Без труб и барабанов | страница 83



Подружки говорили — дура, иностранца ищи. А Наташка и рада бы, но никак не подворачивался. Пришлось возвращаться домой… а все потому, думала Татьяна Александровна, что слишком лепилась к мужикам, своей головой думать не умела. Вот и оказалась у разбитого корыта, в Военграде, и про обе столицы говорила теперь: «зажрались». Только шуба и осталась на память.

Татьяна Александровна приняла Наташку. Вместе было как-то полегче. И сама-то она по молодости свалилась отцу, как снег на голову. Но тогда были другие времена — простые и понятные. Всего и было у Тани проблем — как-то ужиться с буфетчицей. Таня старалась все делать ей назло — но это машинально; буфетчица была добрая женщина и совсем безобидная. Все Танино раздражение, накопившееся за годы брака, обрушилось на нее. А папа даже не заступился. Собрали вещи и съехали. У буфетчицы была комната в общежитии, она ее задешево командировочным сдавала. Вот, им отказали, заселились сами.

Конечно, она была не чета маме. Простецкая, малограмотная. Говорила «масла» — она. Говорила «тубаретка», «полувер». Книг не читала. Но зато умела обживаться где угодно, создавая вокруг пространство, полное тепла и уюта. Таня это умом-то понимала, а ссорилась — не могла остановиться.

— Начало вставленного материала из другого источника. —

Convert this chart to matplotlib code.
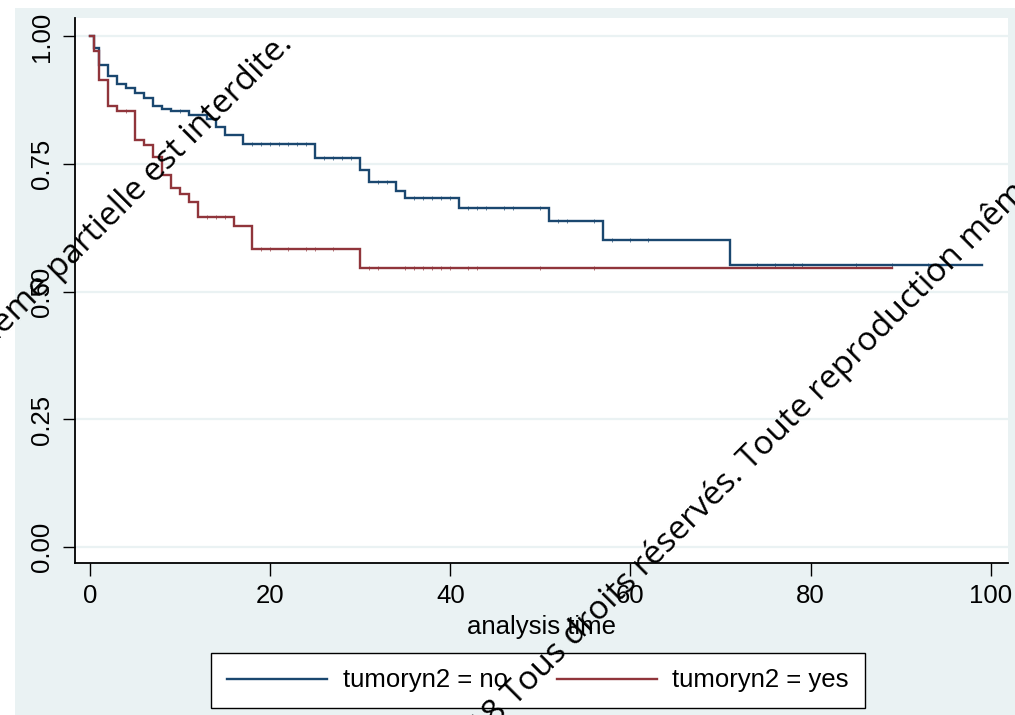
import matplotlib
matplotlib.use("Agg")
import matplotlib.pyplot as plt
from matplotlib.patches import Rectangle

# ---------------- data ----------------
no_times = [0, 0.5, 1, 2, 3, 4, 5, 6, 7, 8, 9, 11, 13, 14, 15, 17, 25, 30, 31, 34, 35, 41, 51, 57, 71]
no_surv = [1.0, 0.978, 0.944, 0.923, 0.907, 0.899, 0.889, 0.880, 0.863, 0.858, 0.853, 0.847, 0.838,
           0.823, 0.807, 0.790, 0.762, 0.738, 0.714, 0.698, 0.683, 0.664, 0.638, 0.601, 0.552]
no_end = 99

yes_times = [0, 0.5, 1, 2, 3, 5, 6, 7, 8, 9, 10, 11, 12, 16, 18, 30]
yes_surv = [1.0, 0.971, 0.914, 0.863, 0.853, 0.798, 0.787, 0.764, 0.728, 0.703, 0.691, 0.676,
            0.647, 0.629, 0.583, 0.546]
yes_end = 89

no_censor = [10, 18, 19, 20, 21, 22, 23, 24, 26, 27, 28, 29, 32, 33, 36, 37, 38, 39, 40,
             42, 43, 44, 46, 47, 50, 52, 53, 56, 58, 60, 62, 74, 76, 78, 79, 85, 89, 93]
yes_censor = [4, 13, 14, 15, 19, 20, 22, 24, 25, 27, 31, 32, 35, 36, 37, 38, 39, 40, 42, 43, 50, 56]

labels = ["tumoryn2 = no", "tumoryn2 = yes"]
x_ticks = [0, 20, 40, 60, 80, 100]
y_ticks = [0.00, 0.25, 0.50, 0.75, 1.00]
y_ticklabels = ["0.00", "0.25", "0.50", "0.75", "1.00"]
xlabel = "analysis time"
watermark_a = "© 2018 "
watermark_b = "Tous droits réservés. Toute reproduction même partielle est interdite."

# ---------------- style ----------------
BG = "#EAF2F3"
BLUE = "#1A476F"
RED = "#90353B"
FONT = "Liberation Sans"

W, H = 1015, 715
fig = plt.figure(figsize=(W / 100, H / 100), dpi=100, facecolor="white")
fig.add_artist(Rectangle((15 / W, 0), 1 - 15 / W, 1 - 8 / H, transform=fig.transFigure,
                         facecolor=BG, edgecolor="none", zorder=-10))

ax = fig.add_axes([75 / W, 1 - 563 / H, (1008 - 75) / W, (563 - 18) / H])
ax.set_facecolor("white")


def step_xy(times, surv, end):
    xs, ys = [], []
    for i, (t, s) in enumerate(zip(times, surv)):
        t_next = times[i + 1] if i + 1 < len(times) else end
        xs += [t, t_next]
        ys += [s, s]
    return xs, ys


def surv_at(times, surv, t):
    val = surv[0]
    for tt, s in zip(times, surv):
        if tt <= t:
            val = s
    return val


for times, surv, end, cens, col, lab in [
    (no_times, no_surv, no_end, no_censor, BLUE, labels[0]),
    (yes_times, yes_surv, yes_end, yes_censor, RED, labels[1]),
]:
    xs, ys = step_xy(times, surv, end)
    ax.plot(xs, ys, color=col, lw=1.7, label=lab, solid_joinstyle="miter", zorder=3)
    ax.plot(cens, [surv_at(times, surv, c) for c in cens], linestyle="none", marker="|",
            markersize=3, markeredgewidth=0.6, color=col, alpha=0.8, zorder=3)

ax.set_xlim(-1.65, 101.9)
ax.set_ylim(-0.031, 1.036)
ax.set_xticks(x_ticks)
ax.set_yticks(y_ticks)
ax.set_yticklabels(y_ticklabels, rotation=90, va="center")
ax.tick_params(axis="both", length=9, width=1.0, color="black", labelsize=18.5, pad=6)
for lbl in ax.get_xticklabels() + ax.get_yticklabels():
    lbl.set_fontfamily(FONT)
ax.grid(axis="y", color=BG, lw=1.6)
ax.set_axisbelow(True)
for side in ["top", "right"]:
    ax.spines[side].set_visible(False)
for side in ["left", "bottom"]:
    ax.spines[side].set_linewidth(1.3)
    ax.spines[side].set_color("black")
ax.set_xlabel(xlabel, fontsize=18.5, fontfamily=FONT, labelpad=5)

leg = fig.legend(loc="center", bbox_to_anchor=(538 / W, 1 - 680.5 / H), ncol=2,
                 frameon=True, fancybox=False, edgecolor="black", facecolor="white",
                 framealpha=1, prop={"family": FONT, "size": 18.5}, handlelength=3.9,
                 handletextpad=0.6, columnspacing=1.9, borderpad=0.62, borderaxespad=0)
leg.get_frame().set_linewidth(1.0)
for h in leg.get_lines():
    h.set_linewidth(1.7)

# watermark texts
ang = 45
wm_kw = dict(rotation=ang, rotation_mode="anchor", va="baseline", fontsize=24,
             fontfamily="Open Sans", color="black", zorder=20)
fig.text(294 / W, 1 - 45 / H, watermark_a + watermark_b, ha="right", **wm_kw)
fig.text(515 / W, 1 - 706 / H, watermark_b, ha="left", **wm_kw)
fig.text(515 / W, 1 - 706 / H, watermark_a, ha="right", **wm_kw)

fig.savefig("out.png", dpi=100, facecolor="white")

Зажили с Наташкой в родительской двушке. Таня устроилась на завод, но работала больше по общественной части. Она и правда много делала: доставала ордера и путевки, устраивала санкурлечение и пионерский лагерь, ни крошки не пытаясь отщипнуть себе от профсоюзного пирога. К ней шли жаловаться и просить. И, как честный человек, она оказалась легкой добычей для тех, кто имел свою корысть.

Военград к тому времени сросся с райцентром, сделался городом-спутником. Завод был так велик, что от ворот пускали электричку, которая развозила работников по цехам. Танки, трактора, вагоны — все, что движется на гусеницах и по рельсам, производили тут. И вот все стало рушиться. Люди еще ликовали на площадях, праздновали свободу, воевали со старыми памятниками, давали новому миру беспорочные демократические имена, а лавина уже громыхала где-то на самом верху. Таня достаточно была близка к руководству, чтобы слышать ее гул, однако трактовала по-своему. Ей казалось, что не обрушение грядет, а скорейшее восстановление системы. «Дураки! — хотелось ей крикнуть. — Чему радуетесь? Какой такой свободе?!» Эйфория безответственности пугала. Она верила — это не сможет продолжаться долго, все вернется, и каждый пожалеет, что не умел вовремя притормозить. Но время шло, лавина катилась, порядок не восстанавливался. Сбесившиеся цены и фантики вместо денег, вместо еды — морская капуста да желтые куриные ноги, вместо военных заказов — фига с маслом. Да и гражданские не лучше — как-то было теперь не до тракторов, не до вагонов. Никто глазом не успел моргнуть, а все уж было разворовано.